Balancing development in old and new areas
As the attractive young mayor of San Diego in the 1970s, Pete Wilson
gained a national reputation--largely squandered in his demagogic later
years as governor--as a progressive innovator for the way he was
constructively channeling growth. The key to Wilson's scheme lay in
requiring developers to balance new development on the periphery with
redevelopment of neglected existing areas of the city. While it is not
reasonable to order people with suburban urges to live in the city, the
overall quality of life is best served when cities and suburbs contain a
mixture of economic strata.

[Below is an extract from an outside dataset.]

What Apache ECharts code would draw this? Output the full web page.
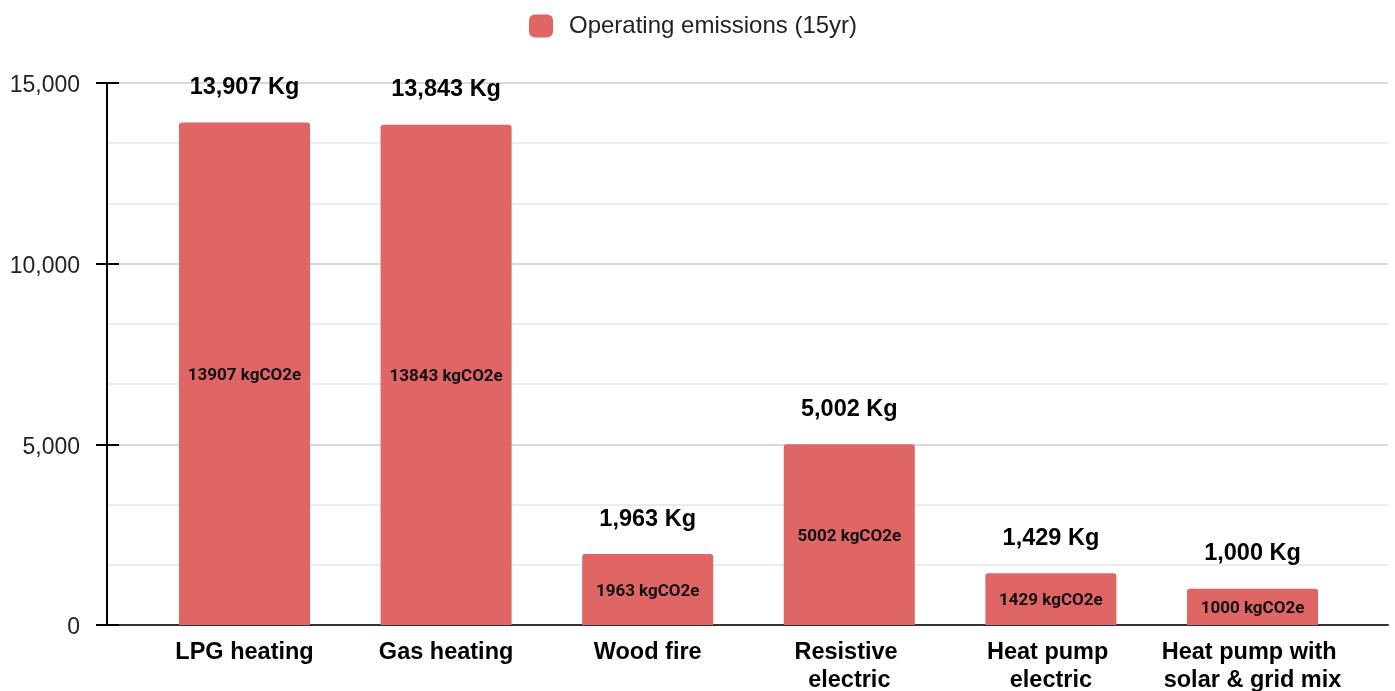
<!DOCTYPE html>
<html>
<head>
<meta charset="utf-8">
<script src="https://cdn.jsdelivr.net/npm/echarts@6/dist/echarts.min.js"></script>
<style>
  html, body { margin: 0; padding: 0; background: #fff; }
  #chart { width: 1395px; height: 691px; }
</style>
</head>
<body>
<div id="chart"></div>
<script>
  // values
  const categories = ['LPG heating', 'Gas heating', 'Wood fire', 'Resistive electric', 'Heat pump electric', 'Heat pump with solar & grid mix'];
  const emissions = [13907, 13843, 1963, 5002, 1429, 1000];
  const seriesName = 'Operating emissions (15yr)';
  const yMax = 15000;
  const yStep = 5000;

  const barColor = '#e06666';
  const fmt = v => v.toLocaleString('en-US');

  const chart = echarts.init(document.getElementById('chart'));

  const options = {
    animation: false,
    legend: {
      data: [seriesName],
      left: 524,
      top: 9,
      itemWidth: 24,
      itemHeight: 23,
      icon: 'roundRect',
      textStyle: { fontFamily: 'Liberation Sans', fontSize: 24, color: '#222', padding: [0, 0, 0, 11] }
    },
    // grid 0 draws the frame, grid 1 holds the bars
    // the category labels run off the bottom edge, so don't let the grid shrink for them
    grid: [
      { left: 107, right: 7, top: 83, bottom: 66, outerBoundsMode: 'none' },
      { left: 143.7, right: 41.7, top: 83, bottom: 66, outerBoundsMode: 'none' }
    ],
    xAxis: [
      {
        gridIndex: 0, type: 'value', min: 0, max: 1,
        axisLine: { show: true, lineStyle: { color: '#333', width: 2 } },
        axisTick: { show: false }, axisLabel: { show: false }, splitLine: { show: false }
      },
      {
        gridIndex: 1, type: 'category', data: categories,
        axisLine: { show: false }, axisTick: { show: false },
        axisLabel: {
          interval: 0, margin: 14,
          fontFamily: 'Liberation Sans', fontWeight: 'bold', fontSize: 23.5, color: '#000',
          lineHeight: 28, width: 184, overflow: 'break'
        }
      }
    ],
    yAxis: [
      {
        gridIndex: 0, type: 'value', position: 'left', min: 0, max: yMax, interval: yStep,
        axisLine: { show: true, lineStyle: { color: '#000', width: 2 } },
        axisTick: { show: true, length: 11, lineStyle: { color: '#000', width: 2 } },
        axisLabel: {
          margin: 27, fontFamily: 'Liberation Sans', fontSize: 23, color: '#222',
          verticalAlign: 'top', lineHeight: 6,   // nudges the numbers a little below the tick
          formatter: v => fmt(v)
        },
        splitLine: { show: true, lineStyle: { color: '#cccccc', width: 1.5 } },
        minorTick: { show: false, splitNumber: 3 },
        minorSplitLine: { show: true, lineStyle: { color: '#e6e6e6', width: 1.5 } }
      },
      {
        // second axis only for the inner half of the tick marks
        gridIndex: 0, type: 'value', position: 'left', min: 0, max: yMax, interval: yStep,
        axisLine: { show: false },
        axisTick: { show: true, inside: true, length: 12, lineStyle: { color: '#000', width: 2 } },
        axisLabel: { show: false }, splitLine: { show: false }
      },
      { gridIndex: 1, type: 'value', min: 0, max: yMax, show: false }
    ],
    series: [
      {
        name: seriesName,
        type: 'bar',
        xAxisIndex: 1, yAxisIndex: 2,
        data: emissions,
        barWidth: '65%',
        itemStyle: { color: barColor, borderRadius: [3, 3, 0, 0] },
        label: {
          show: true, position: 'inside', offset: [0, 2],
          fontFamily: 'Roboto', fontWeight: 'bold', fontSize: 17, color: '#111',
          formatter: p => p.value + ' kgCO2e'
        }
      },
      {
        name: 'totals',
        type: 'bar',
        xAxisIndex: 1, yAxisIndex: 2,
        data: emissions,
        barWidth: '65%',
        barGap: '-100%',
        silent: true,
        itemStyle: { color: 'rgba(0,0,0,0)' },
        label: {
          show: true, position: 'top', distance: 23,
          fontFamily: 'Liberation Sans', fontWeight: 'bold', fontSize: 23.5, color: '#000',
          lineHeight: 24,
          formatter: p => fmt(p.value) + ' Kg'
        }
      }
    ]
  };

  chart.setOption(options);
</script>
</body>
</html>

This is more likely to happen when there are
good living options in both city and suburb --and frequently the
availability of good in-town options will do much to create its own
demand.
Balance the burdens
Lawrence, Mass., a troubled inner city surrounded by affluent suburbs,
got the attention of its neighbors when it started buying up property in
the affluent suburbs when it was looking for locations for a new low-income
housing project. Cities cannot prosper if they are their area's only
repository for the disadvantaged, nor are the poor served well if they live
in enclaves apart from mainstream society. The scattering of sites for low
and moderate income housing needs to reach out beyond the city core.
Level playing field
Many of the policy choices made in the 1950s tilted the field toward
suburban migration. For the families who got to own their own homes for the
first time, this has been a great thing. For the people left behind in
decaying core cities, particularly in the Northeast and Midwest, it has
not. A better balance between freeway and public transit construction and
between redevelopment and new infrastructure funding would help put the
urban option on more even terms for those people who can see attractions in
both.
Ultimately, the question of sprawl and livable communities is a question
of fostering the health of core cities. Left totally to the vagaries of the
free market, our development patterns in most areas might look like some
ever-expanding doughnut, with an ever-deepening hole in the center.